BTW, you said you base your stance on homosexuality on the Bible. I'm guessing you mean Old Testament, Leviticus, since Jesus never said anything definitive about the issue. So you're Jewish then. OK. Was your evening wear made out of two different fabrics? Sorry, we need to shun you from the community. Ever work on a Sunday? Stand still, so we may stone you to death.
And now this sex tape thing. It just keeps coming (thatswhatshesaid). I guess it's no surprise that the girl who likes to hear herself talk so much also likes to touch herself, right? How many of the ordeals she's gone through have been of her own doing? Honestly I can't blame her for speaking her own mind in the pageant, instead of saying the answer that she knew would probably get her the win. But that doesn't mean you can't expect backlash from the LOSING MINORITY. But pageant chicks don't start at 20. It's a lifelong thing. So maybe think twice if you're going to take mostly naked photos, or email a video of yourself masturbating to your boyfriend. Also, don't ever take a video of yourself masturbating. Only bad things come from that. Trust me.

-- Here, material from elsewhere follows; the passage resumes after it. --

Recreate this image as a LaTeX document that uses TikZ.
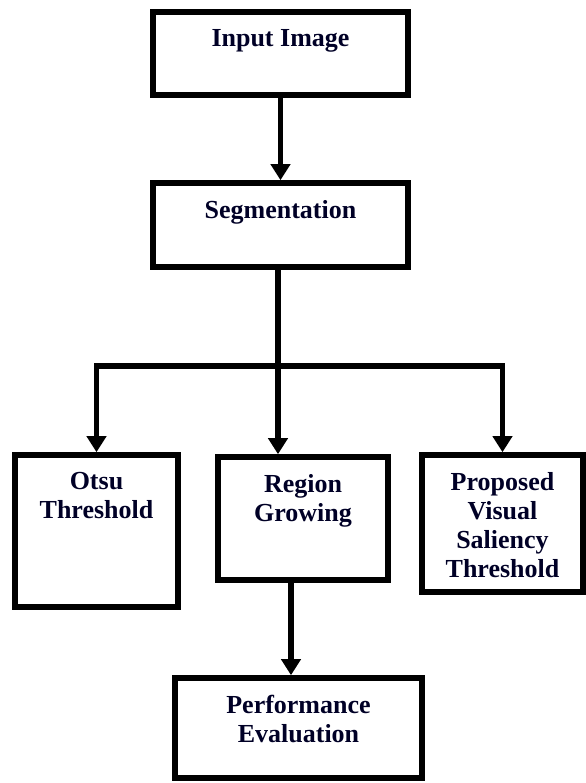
\documentclass[tikz,border=0pt]{standalone}
\usepackage{fontspec}
\setmainfont{Liberation Serif}
\usetikzlibrary{arrows.meta}

\tikzset{
  stage/.style={draw, line width=2.8pt, inner sep=0pt},
  stagetext/.style={anchor=north, inner sep=0pt, yshift=-10pt, align=center,
    font=\fontsize{13}{14.5}\selectfont\bfseries, text=black!85!blue},
  flow/.style={line width=2.6pt, -{Triangle[width=9.5pt,length=8pt]}},
  link/.style={line width=2.6pt}
}

\begin{document}
\begin{tikzpicture}[x=0.5pt,y=-0.5pt]
  \useasboundingbox (0,0) rectangle (585,783);
  % boxes
  \node[stage, minimum width=127.5pt, minimum height=41.5pt,
    label={[stagetext]north:Input Image}] (input) at (280.5,53.5) {};
  \node[stage, minimum width=127.5pt, minimum height=42pt,
    label={[stagetext]north:Segmentation}] (seg) at (280.5,225) {};
  \node[stage, minimum width=81.5pt, minimum height=76pt,
    label={[stagetext]north:Otsu\\Threshold}] (otsu) at (96.5,531) {};
  \node[stage, minimum width=85pt, minimum height=61.5pt,
    label={[stagetext]north:Region\\Growing}] (region) at (303,518.5) {};
  \node[stage, minimum width=80.5pt, minimum height=68.5pt,
    label={[stagetext]north:Proposed\\Visual\\Saliency\\Threshold}] (prop) at (502.5,523.5) {};
  \node[stage, minimum width=123.5pt, minimum height=50pt,
    label={[stagetext]north:Performance\\Evaluation}] (perf) at (298.5,728) {};
  % connectors
  \coordinate (split) at (278,366);
  \draw[flow] (input) -- (seg);
  \draw[link] (seg.south -| split) -- (split);
  \draw[flow] (split) -| (otsu.north);
  \draw[flow] (split) -- (split |- region.north);
  \draw[flow] (split) -| (prop.north);
  \draw[flow] ([xshift=-6pt]region.south) -- ([xshift=-6pt]region.south |- perf.north);
\end{tikzpicture}
\end{document}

I can't help but draw parallels between her and Sarah Palin. Nobody likes them, they keep getting in front of cameras, and they both show flashes of an absolute psychopath when they get going. Seriously, that's not a joke. Watch their faces. Palin kept snarling in her big convention speech. Prejean does this thing where her eyes flash wide and she shows all her teeth. Scary. I can find very little evidence that famous conservative women are sane. Barbara Bush, maybe? She's still got grit; I want to see her in the octagon against these two.